* Begin *

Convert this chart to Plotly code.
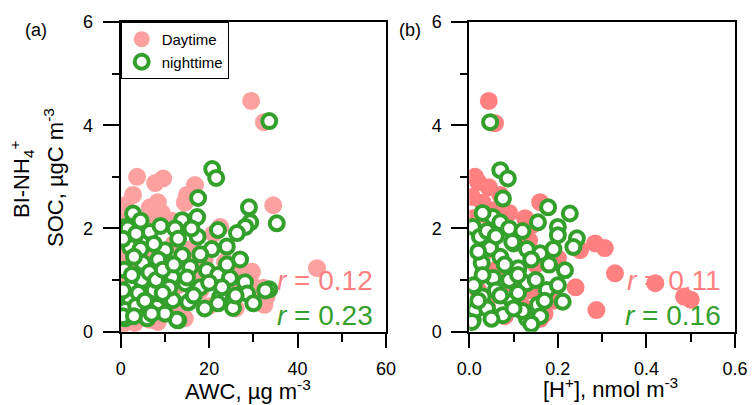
import plotly.graph_objects as go

# ---------------- data ----------------
# Panel (a): AWC vs SOC
awc_day = [3.7, 9.6, 7.8, 16.8, 2.8, 15.0, 8.4, 6.6, 9.3, 1.0, 14.5, 29.5, 32.4, 34.5, 44.4,
           22.5, 23.6, 28.0, 29.7, 32.0, 31.0, 33.0, 24.3, 27.7, 29.3, 13.0, 14.5, 6.6, 8.4, 3.2,
           0.3, 32.3, 32.5, 4.5, 11.5, 5.5, 12.0, 2.0, 7.0, 16.0, 19.0, 3.0, 10.0, 13.0, 18.0,
           5.0, 9.0, 20.0, 1.5, 25.0, 21.0, 4.0, 11.0, 17.0, 26.0, 7.5, 1.8, 0.5, 0.8]
soc_day_a = [3.00, 2.97, 2.88, 2.84, 2.65, 2.65, 2.51, 2.41, 2.30, 2.45, 2.50, 4.47, 4.06, 2.45, 1.23,
             2.03, 1.35, 1.16, 1.16, 0.77, 0.57, 0.67, 1.25, 1.13, 0.95, 0.36, 0.26, 0.23, 0.19, 0.17,
             0.13, 0.85, 0.52, 2.10, 2.15, 1.90, 1.70, 1.80, 1.50, 1.60, 1.40, 1.20, 1.10, 0.90, 0.80,
             0.70, 0.60, 0.50, 0.90, 0.90, 1.90, 0.45, 0.40, 1.10, 0.45, 2.10, 2.20, 1.50, 0.60]

awc_night = [33.6, 20.7, 21.6, 17.5, 29.0, 2.8, 35.3, 29.3, 28.2, 13.9, 17.3, 12.3, 1.0, 6.0, 6.6,
             17.4, 22.0, 26.3, 24.0, 20.6, 10.0, 2.1, 5.0, 10.7, 13.9, 15.7, 19.5, 22.0, 24.7, 28.1,
             33.6, 11.6, 9.0, 4.8, 2.1, 14.6, 18.0, 28.6, 22.5, 25.4, 15.3, 11.8, 8.2, 6.0, 2.1,
             1.0, 13.0, 6.0, 1.6, 22.9, 22.0, 12.7, 1.0, 32.7,
             0.5, 3.5, 4.5, 7.5, 8.5, 3.0, 0.8, 2.5, 6.5, 7.5, 4.0, 0.5, 3.5, 8.0, 9.5, 12.0, 11.0,
             16.5, 19.0, 18.0, 16.0, 13.0, 9.0, 4.5, 0.5, 3.0, 10.0, 15.0, 20.0, 24.0, 26.0, 30.0,
             27.0, 5.5, 7.0, 9.5]
soc_night_a = [4.08, 3.15, 2.98, 2.59, 2.41, 2.29, 2.10, 2.12, 2.03, 2.16, 2.22, 2.00, 2.03, 1.79, 1.93,
               1.84, 1.97, 1.91, 1.65, 1.60, 1.58, 1.64, 1.33, 1.33, 1.48, 1.25, 1.19, 1.10, 1.04, 0.96,
               0.82, 1.06, 0.96, 1.00, 0.85, 0.94, 0.86, 0.74, 0.67, 0.46, 0.57, 0.61, 0.48, 0.42, 0.61,
               0.42, 0.22, 0.26, 2.00, 0.86, 0.55, 0.23, 0.26, 0.80,
               1.80, 1.90, 1.60, 1.70, 1.40, 1.45, 1.20, 1.10, 1.15, 0.80, 0.75, 0.80, 0.50, 1.00, 1.20,
               1.30, 0.85, 0.70, 0.45, 1.50, 2.00, 1.80, 2.05, 2.15, 0.30, 0.30, 0.35, 1.05, 0.95, 1.30,
               0.70, 0.55, 1.40, 0.60, 0.35, 0.75]

# Panel (b): [H+] vs SOC
hplus_day = [0.044, 0.058, 0.284, 0.306, 0.329, 0.420, 0.485, 0.500, 0.287, 0.160, 0.126, 0.135,
             0.200, 0.240, 0.250, 0.142, 0.013, 0.006, 0.044, 0.058, 0.020, 0.030, 0.070, 0.010,
             0.090, 0.050, 0.030, 0.060, 0.100, 0.120, 0.150, 0.080, 0.170, 0.020, 0.110, 0.040,
             0.140, 0.190, 0.160]
soc_day_b = [4.47, 4.04, 1.71, 1.62, 1.13, 0.94, 0.68, 0.62, 0.42, 2.51, 2.20, 1.77,
             1.42, 0.86, 1.58, 2.07, 3.00, 2.61, 2.80, 2.36, 2.90, 2.50, 2.65, 2.20,
             2.30, 2.10, 1.50, 1.20, 0.90, 0.50, 1.30, 0.30, 0.35, 0.80, 1.90, 0.50,
             0.80, 0.60, 0.25]

hplus_night = [0.047, 0.070, 0.087, 0.076, 0.178, 0.227, 0.155, 0.200, 0.200, 0.243, 0.235, 0.008,
               0.053, 0.070, 0.024, 0.047, 0.100, 0.160, 0.070, 0.028, 0.111, 0.216, 0.054, 0.130,
               0.175, 0.030, 0.097, 0.155, 0.211, 0.076, 0.130, 0.008, 0.097, 0.013, 0.006,
               0.020, 0.040, 0.090, 0.120, 0.130, 0.080, 0.140, 0.180, 0.030, 0.090, 0.150, 0.010,
               0.060, 0.110, 0.200, 0.040, 0.120, 0.170, 0.030, 0.060, 0.110, 0.160, 0.190, 0.100,
               0.050, 0.020, 0.140, 0.070]
soc_night_b = [4.06, 3.13, 2.97, 2.58, 2.41, 2.29, 2.12, 2.03, 1.87, 1.81, 1.64, 2.03,
               2.22, 2.12, 1.84, 1.62, 1.71, 1.52, 1.45, 1.33, 1.23, 1.19, 1.04, 0.94,
               0.81, 0.68, 0.58, 0.52, 0.58, 0.32, 0.26, 0.23, 1.74, 0.42, 0.19,
               1.55, 1.95, 2.00, 1.95, 1.60, 1.30, 1.40, 1.30, 1.10, 1.00, 1.00, 0.90,
               0.80, 0.75, 0.90, 0.45, 0.40, 0.60, 2.30, 1.85, 1.10, 0.30, 1.60, 0.45,
               0.25, 0.60, 0.15, 0.70]

r_text = {"a": ("0.12", "0.23"), "b": ("0.11", "0.16")}

# ---------------- styles ----------------
FONT = "Arial, Liberation Sans, sans-serif"
PINK_A = "rgb(252,160,160)"
PINK_B = "rgb(255,128,128)"
PINK_TXT = "rgb(255,128,128)"
GREEN = "rgb(51,160,44)"

fig = go.Figure()

day_marker_a = dict(size=18, color=PINK_A, line=dict(width=0))
day_marker_b = dict(size=18, color=PINK_B, line=dict(width=0))
night_marker = dict(size=14, color="white", line=dict(width=4, color=GREEN))

fig.add_trace(go.Scatter(x=awc_day, y=soc_day_a, mode="markers", marker=day_marker_a,
                         name="Daytime", xaxis="x", yaxis="y", legendgroup="d"))
fig.add_trace(go.Scatter(x=awc_night, y=soc_night_a, mode="markers", marker=night_marker,
                         name="nighttime", xaxis="x", yaxis="y", legendgroup="n"))
fig.add_trace(go.Scatter(x=hplus_day, y=soc_day_b, mode="markers", marker=day_marker_b,
                         name="Daytime", xaxis="x2", yaxis="y2", showlegend=False))
fig.add_trace(go.Scatter(x=hplus_night, y=soc_night_b, mode="markers", marker=night_marker,
                         name="nighttime", xaxis="x2", yaxis="y2", showlegend=False))

W, H = 752, 405
def px(x):
    return x / W
def py(y):
    return 1 - y / H

ydom = [py(331.7), py(22)]
common_axis = dict(showline=True, linewidth=2, linecolor="black", mirror=True,
                   showgrid=False, zeroline=False, ticks="outside", tickwidth=2,
                   tickcolor="black", automargin=False,
                   tickfont=dict(family=FONT, size=18, color="black"))

fig.update_layout(
    xaxis=dict(domain=[px(120.7), px(386)], range=[0, 60], tickvals=[0, 20, 40, 60],
               ticklen=14, anchor="y", ticklabelstandoff=6,
               minor=dict(tickvals=[10, 30, 50], ticklen=8, tickwidth=2, ticks="outside", tickcolor="black"),
               **common_axis),
    yaxis=dict(domain=ydom, range=[0, 6], tickvals=[0, 2, 4, 6], ticklen=16, anchor="x",
               ticklabelstandoff=6,
               minor=dict(tickvals=[1, 3, 5], ticklen=7, tickwidth=2, ticks="outside", tickcolor="black"),
               **common_axis),
    xaxis2=dict(domain=[px(469.3), px(735)], range=[0, 0.6], tickvals=[0, 0.2, 0.4, 0.6],
                ticktext=["0.0", "0.2", "0.4", "0.6"], ticklen=14, anchor="y2", ticklabelstandoff=6,
                minor=dict(tickvals=[0.1, 0.3, 0.5], ticklen=8, tickwidth=2, ticks="outside", tickcolor="black"),
                **common_axis),
    yaxis2=dict(domain=ydom, range=[0, 6], tickvals=[0, 2, 4, 6], ticklen=16, anchor="x2",
                ticklabelstandoff=6,
                minor=dict(tickvals=[1, 3, 5], ticklen=7, tickwidth=2, ticks="outside", tickcolor="black"),
                **common_axis),
    width=W, height=H,
    margin=dict(l=0, r=0, t=0, b=0, autoexpand=False),
    plot_bgcolor="white", paper_bgcolor="white",
    font=dict(family=FONT, color="black"),
    legend=dict(x=px(120.7), y=py(22), xanchor="left", yanchor="top",
                bgcolor="white", bordercolor="black", borderwidth=1,
                font=dict(family=FONT, size=15, color="black"),
                tracegroupgap=0, itemsizing="trace"),
    showlegend=True,
)

ann = []
# y-axis title (two lines)
ann.append(dict(text="BI-NH<sub>4</sub><sup>+</sup>", x=px(21), y=py(180), xref="paper", yref="paper",
                textangle=-90, showarrow=False, font=dict(family=FONT, size=22, color="black"),
                xanchor="center", yanchor="middle"))
ann.append(dict(text="SOC, \u00b5gC m<sup>-3</sup>", x=px(54), y=py(178), xref="paper", yref="paper",
                textangle=-90, showarrow=False, font=dict(family=FONT, size=22, color="black"),
                xanchor="center", yanchor="middle"))
# x-axis titles
ann.append(dict(text="AWC, \u00b5g m<sup>-3</sup>", x=px(248), y=py(390), xref="paper", yref="paper",
                showarrow=False, font=dict(family=FONT, size=22, color="black"),
                xanchor="center", yanchor="middle"))
ann.append(dict(text="[H<sup>+</sup>], nmol m<sup>-3</sup>", x=px(610), y=py(388), xref="paper", yref="paper",
                showarrow=False, font=dict(family=FONT, size=22, color="black"),
                xanchor="center", yanchor="middle"))
# panel labels
ann.append(dict(text="(a)", x=px(36), y=py(30), xref="paper", yref="paper", showarrow=False,
                font=dict(family=FONT, size=18, color="black"), xanchor="center", yanchor="middle"))
ann.append(dict(text="(b)", x=px(410), y=py(30), xref="paper", yref="paper", showarrow=False,
                font=dict(family=FONT, size=18, color="black"), xanchor="center", yanchor="middle"))
# r values
for key, xr in (("a", 375), ("b", 723)):
    rd, rn = r_text[key]
    ann.append(dict(text="<i>r</i> = " + rd, x=px(xr), y=py(280), xref="paper", yref="paper",
                    showarrow=False, font=dict(family=FONT, size=28, color=PINK_TXT),
                    xanchor="right", yanchor="middle"))
    ann.append(dict(text="<i>r</i> = " + rn, x=px(xr), y=py(315), xref="paper", yref="paper",
                    showarrow=False, font=dict(family=FONT, size=28, color=GREEN),
                    xanchor="right", yanchor="middle"))
fig.update_layout(annotations=ann)

fig.write_html("out.html", config={"displayModeBar": False},
               post_script="document.body.style.margin='0';document.body.style.overflow='hidden';")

* End *

### Problem
Write out exactly the lines between the start of the data and the line with "import plotly.graph_objects as go", including both, but none of the pictures.

### Full output
Convert this chart to Plotly code.
import plotly.graph_objects as go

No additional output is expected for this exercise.